Aging of the population and increased demand for services are not why costs have risen so quickly in health care, according to a study in the Journal of the American Medical Association.
“Between 2000 and 2011, increase in price (particularly of drugs, medical devices, and hospital care), not intensity of service or demographic change, produced most of the increase in health’s share of GDP,” say the authors of “The Anatomy of Health Care in the United States” in JAMA’s November 13 issue.
In 2011, health care expenditures totaled about $2.7 trillion, nearly 18% of the economy.
Since 2000, about 91% of health care inflation can be pinned on hospital charges and the cost of drugs and devices.
“The continued increase of health care as a portion of the economy can largely be [attributed] to the failure of the rest of the economy to increase much at all,” the authors argue.
It might get worse, they add, citing a growing focus on population health.
“Clinicians increasingly are expected to substitute social and economic goals for the needs of a single patient,” says the study. “These contradictory forces are difficult to reconcile, creating risk of growing instability and political tensions.”

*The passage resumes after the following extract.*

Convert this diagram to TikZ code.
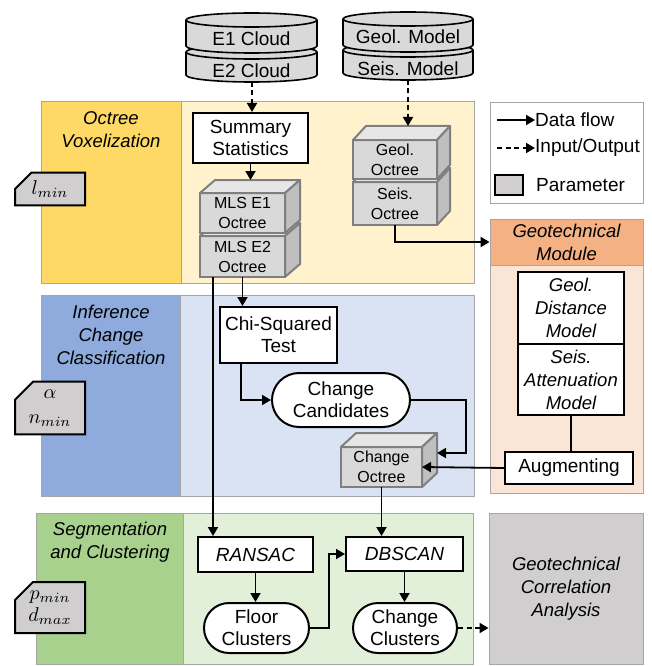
\documentclass[tikz,border=0pt]{standalone}
\usepackage{graphicx}
\usepackage{fontspec}
\setmainfont{Liberation Sans}
\usetikzlibrary{arrows.meta,calc,shapes.misc}
\definecolor{ydark}{HTML}{FFD966}
\definecolor{ylight}{HTML}{FFF2CC}
\definecolor{bdark}{HTML}{8FAADC}
\definecolor{blight}{HTML}{DAE3F3}
\definecolor{gdark}{HTML}{A9D18E}
\definecolor{glight}{HTML}{E2F0D9}
\definecolor{odark}{HTML}{F4B183}
\definecolor{olight}{HTML}{FBE5D6}
\definecolor{gcagray}{HTML}{D0CECE}
\definecolor{parfill}{HTML}{D0CECE}
\definecolor{cylfill}{HTML}{D9D9D9}
\definecolor{cubefr}{HTML}{D9D9D9}
\definecolor{cubetp}{HTML}{E7E6E6}
\definecolor{cubesd}{HTML}{BFBFBF}
\definecolor{cubeb}{HTML}{7F7F7F}
\definecolor{bandb}{HTML}{A6A6A6}
\newcommand\mkcyl[5]{%
  \filldraw[cylst] ({#1-#4},{-#2}) -- ({#1-#4},{-#3})
    arc[start angle=180,end angle=360,x radius=#4pt,y radius=#5pt]
    -- ({#1+#4},{-#2})
    arc[start angle=0,end angle=180,x radius=#4pt,y radius=#5pt] -- cycle;
  \draw[cylst] ({#1-#4},{-#2}) arc[start angle=180,end angle=360,x radius=#4pt,y radius=#5pt];}
\newcommand\mkcube[3]{%
  \filldraw[cubetop] (#1.north west) -- ++(#2,#3) -- ($(#1.north east)+(#2,#3)$) -- (#1.north east) -- cycle;
  \filldraw[cubeside] (#1.north east) -- ++(#2,#3) -- ($(#1.south east)+(#2,#3)$) -- (#1.south east) -- cycle;}
\newcommand\parmath[1]{\scalebox{2.0}{$#1$}}
\tikzset{
  txt/.style={font=\fontsize{19}{22}\selectfont, align=center, inner sep=0pt},
  box/.style={txt, draw=black, line width=2pt, fill=white},
  pill/.style={box, rounded rectangle},
  cubef/.style={draw=cubeb, line width=2pt, fill=cubefr, align=center, inner sep=0pt, outer sep=0pt, font=\fontsize{16}{20}\selectfont},
  cubetop/.style={draw=cubeb, line width=2pt, fill=cubetp, line join=round},
  cubeside/.style={draw=cubeb, line width=2pt, fill=cubesd, line join=round},
  cylst/.style={draw=black, line width=1.6pt, fill=cylfill},
  flow/.style={line width=1.8pt, -{Triangle[length=9pt,width=10pt]}},
  plain/.style={line width=1.8pt},
  io/.style={flow, dash pattern=on 5pt off 3.5pt},
  band/.style={draw=bandb, line width=0.9pt},
  title/.style={txt, font=\fontsize{18.5}{23}\selectfont\itshape},
  param/.style={draw=black, line width=2pt, fill=parfill, chamfered rectangle, chamfered rectangle corners=north west, chamfered rectangle xsep=10pt, chamfered rectangle ysep=8pt, inner sep=0pt, align=center, font=\fontsize{10}{22}\selectfont},
}
\begin{document}
\begin{tikzpicture}[x=1pt,y=1pt]
\useasboundingbox (0,0) rectangle (651,-666);
% ---------- bands ----------
\draw[band, fill=ydark] (41,-101) rectangle (181,-283);
\draw[band, fill=ylight] (181,-101) rectangle (474,-283);
\draw[band, fill=bdark] (41,-295) rectangle (180,-496);
\draw[band, fill=blight] (180,-295) rectangle (474,-496);
\draw[band, fill=gdark] (36,-513) rectangle (183,-664);
\draw[band, fill=glight] (183,-513) rectangle (473,-664);
\draw[band, fill=olight] (490,-265) rectangle (643,-493);
\node[band, fill=odark, minimum width=153pt, minimum height=46pt, title] (geoh) at (566.5,-242) {Geotechnical\\Module};
\node[band, fill=gcagray, minimum width=154pt, minimum height=151pt, title] (gca) at (566,-588.5) {Geotechnical\\Correlation\\Analysis};
% ---------- titles ----------
\node[title] (t1) at (111,-130) {Octree\\Voxelization};
\node[title] (t2) at (111,-335) {Inference\\Change\\Classification};
\node[title] (t3) at (110,-542) {Segmentation\\and Clustering};
% ---------- parameters ----------
\node[param, minimum width=70pt, minimum height=32pt] (p1) at (50,-189) {\parmath{l_{min}}};
\node[param, minimum width=70pt, minimum height=52pt] (p2) at (50,-408) {\parmath{\alpha}\\[3pt]\parmath{n_{min}}};
\node[param, minimum width=70pt, minimum height=51pt] (p3) at (50,-607.5) {\parmath{p_{min}}\\[0pt]\parmath{d_{max}}};
% ---------- legend ----------
\node[band, fill=white, minimum width=153pt, minimum height=101pt] (leg) at (566.5,-152.5) {};
\coordinate (la1) at (497,-120);
\coordinate (la2) at (497,-148);
\node[txt, anchor=west] (ldf) at (535,-120) {Data flow};
\node[txt, anchor=west] (lio) at (535,-148) {Input/Output};
\draw[flow] (la1) -- (ldf.west);
\draw[io] (la2) -- (lio.west);
\node[param, minimum width=28pt, minimum height=20pt, chamfered rectangle xsep=7pt, chamfered rectangle ysep=6pt] (lpar) at (509,-185) {};
\node[txt, anchor=west] (lpt) at (536,-185) {Parameter};
% ---------- cylinders ----------
\mkcyl{251.5}{52}{75}{65.5}{7}
\mkcyl{251.5}{20}{46}{65.5}{7}
\node[txt] (e1) at (251.5,-39) {E1 Cloud};
\node[txt] (e2) at (251.5,-71) {E2 Cloud};
\mkcyl{408}{50}{73}{65}{7}
\mkcyl{408}{19}{45}{65}{7}
\node[txt] (gm) at (408,-37) {Geol. Model};
\node[txt] (sm) at (408,-69) {Seis. Model};
\coordinate (e2b) at (252,-82);
\coordinate (smb) at (408,-80);
% ---------- octree voxelization ----------
\node[box, minimum width=115pt, minimum height=50pt] (summ) at (250.5,-138) {Summary\\Statistics};
\node[cubef, minimum width=85pt, minimum height=41pt] (mls2) at (242.5,-256.5) {MLS E2\\Octree};
\mkcube{mls2}{15}{13}
\node[cubef, minimum width=85pt, minimum height=40pt] (mls1) at (242.5,-213) {MLS E1\\Octree};
\mkcube{mls1}{15}{13}
\coordinate (mls1top) at ($(mls1.north)+(7.5,13)$);
\node[cubef, minimum width=84pt, minimum height=43pt] (seiso) at (395,-203.5) {Seis.\\Octree};
\mkcube{seiso}{13}{14}
\node[cubef, minimum width=84pt, minimum height=39pt] (geolo) at (395,-159.5) {Geol.\\Octree};
\mkcube{geolo}{13}{14}
\coordinate (geotop) at ($(geolo.north)+(13,14)$);
% ---------- geotechnical module ----------
\node[box, font=\fontsize{18.5}{23}\selectfont\itshape, minimum width=106pt, minimum height=72pt] (geold) at (571,-308) {Geol.\\Distance\\Model};
\node[box, font=\fontsize{18.5}{23}\selectfont\itshape, minimum width=106pt, minimum height=71pt] (seisa) at (571,-379.5) {Seis.\\Attenuation\\Model};
\node[box, minimum width=128pt, minimum height=32pt] (aug) at (569,-468) {Augmenting};
% ---------- inference ----------
\node[box, minimum width=117pt, minimum height=56pt] (chi) at (278.5,-335) {Chi-Squared\\Test};
\node[pill, minimum width=138pt, minimum height=54pt] (cand) at (341,-400) {Change\\Candidates};
\node[cubef, minimum width=81pt, minimum height=40pt] (chgo) at (381.5,-467) {Change\\Octree};
\mkcube{chgo}{15}{14}
\coordinate (chgor) at (437,-453);
% ---------- segmentation ----------
\node[box, font=\fontsize{19}{22}\selectfont\itshape, minimum width=115pt, minimum height=35pt] (ransac) at (255.5,-554.5) {RANSAC};
\node[pill, minimum width=105pt, minimum height=50pt] (floor) at (256.5,-628) {Floor\\Clusters};
\node[box, font=\fontsize{19}{22}\selectfont\itshape, minimum width=117pt, minimum height=34pt] (dbscan) at (404.5,-554) {DBSCAN};
\node[pill, minimum width=104pt, minimum height=50pt] (chcl) at (405,-628) {Change\\Clusters};
% ---------- connectors ----------
\draw[io] (e2b) -- (e2b |- summ.north);
\draw[io] (smb) -- (smb |- geotop);
\draw[flow] (summ.south) -- (summ.south |- mls1top);
\draw[flow] (mls2.south) -- (mls2.south |- chi.north);
\coordinate (mlsl) at ($(mls2.south west)+(13,0)$);
\draw[flow] (mlsl) -- (mlsl |- ransac.north);
\draw[flow] (seiso.south) |- (geoh.west);
\coordinate (chis) at ($(chi.south west)+(22,0)$);
\draw[flow] (chis) |- (cand.west);
\draw[flow] (cand.east) -- ++(55,0) |- (chgor);
\draw[plain] (seisa.south) -- (seisa.south |- aug.north);
\draw[flow] (aug.west) -- (chgo.east);
\draw[flow] (chgo.south) -- (chgo.south |- dbscan.north);
\draw[flow] (ransac.south) -- (ransac.south |- floor.north);
\draw[flow] (floor.east) -- ++(19,0) |- (dbscan.west);
\draw[flow] (dbscan.south) -- (dbscan.south |- chcl.north);
\draw[io] (chcl.east) -- (chcl.east -| gca.west);
\end{tikzpicture}
\end{document}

They add, “The relative decline in personal spending on health care accompanies (and abets) the shift from medicine’s historical commitment to a single individual and substitutes responsibility for groups of people, representing ascendancy of the public health and social policy perspectives over that of traditional, individually focused medicine. This change produces many ethical, cultural, and economic questions.”
The study also contradicts the common assumption that people pay more out of pocket and in premiums than in the past. Those charges have increased “more slowly than employers’ share of premiums for private insurance and Medicare. . . . These data contradict another common perception that personal out-of-pocket spending for premiums and copayments [has] increased faster than [spending by] government and employers.”